In der Volksschule Am Plenklberg gingen ja nicht nur wir Arbeiterkinder. Walters Vater war geschieden und Ingenieur im Werk, und der Vater von Oliver war gar Vorstandsdirektor. Sie wohnten in einer Direktionsvilla am Rand von Münichholz, wo die Gablerstraße diese Kurve gemacht hat, gleich nach dem Ledigenheim.
Oliver war rothaarig, dick und patschert (ich war auch nicht gerade eine Sportskanone, aber gegen ihn war ich Hans Krankl). Hätte er nicht so unerreichbar ausgefinkelte Spielsachen für apokalyptische Weltraumschlachten gehabt, ich wäre nie zu ihm zum Spielen gegangen, einmal korrumpierten mich die echten Raumschiffmodelle und das Deutsche Fernsehen doch. Aber eigentlich war es dann so fad, dass ich nie wieder bei ihm war und lieber wieder mit Hala meine proletarischeren, erdgebundenen Mätschi-Abenteuer erlebte.
Olivers Eltern waren schon recht alt, er war Nachzügler, und er war wirklich widerlich. Wann immer sich Gelegenheit bot (und er fand etliche), benahm er sich genau so obergescheit wie sein einziger mir damals bekannter Namensvetter, der bei uns damals nur Dick hieß.

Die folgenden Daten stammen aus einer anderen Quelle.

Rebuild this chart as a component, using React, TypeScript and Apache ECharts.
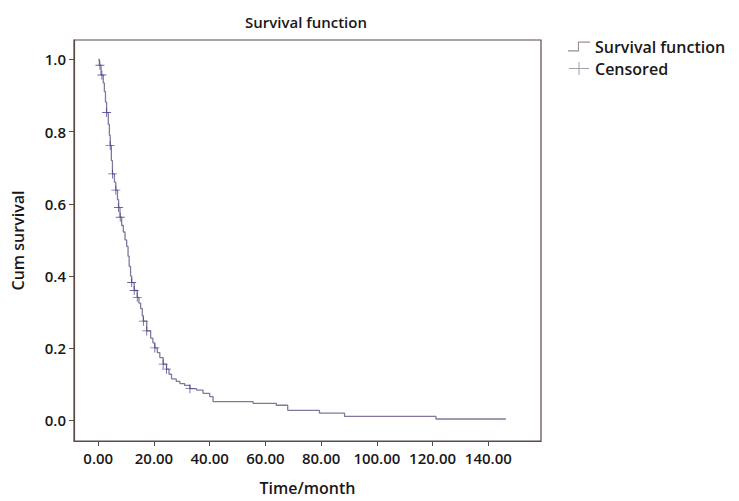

Zum Beispiel: Italien, das waren für mich immer Sonne, Sand, Meer und ausschließlich Spaghetti, und ich wusste, wovon ich sprach, waren wir doch jedes Jahr die ersten beiden Ferienwochen in Caorle. Oliver (sein Familienname war unpassendster Weise Herzig) jedoch trumpfte süffisant (ein Wort, das für seine vorstehenden Mauszähne erfunden wurde) mit Pizza auf, dabei markierte er das i mit einem deutlich höheren Sprechton, der beinahe wie Mäusepiepsen klang. (Ich sollte die belegten Germfladen erst mit etwa vierzehn Jahren persönlich kennen lernen.) Fehlte nur noch, dass er über Brunello referierte, während unser familäres Weinwissen maximal bis zu den Tschianti-Korbflaschen reichte.
Und, wir befinden uns immer noch in der Volksschule, gefragt nach seinem Lieblingsbuch, kam mit unvergleichlich arrogantem Ton (so, wie ich das aus diversen Laurel & Hardy-Filmen kannte) der für uns völlig unverständliche Begriff Kischonn. Weil er so wunderbar ironisch ist, erklärte er uns noch ungefragt und seine Beliebtheit nicht gerade in neue Höhen treibend.
Wenn das der selige Ephraim (oder die beste Ehefrau von allen) gewusst hätte.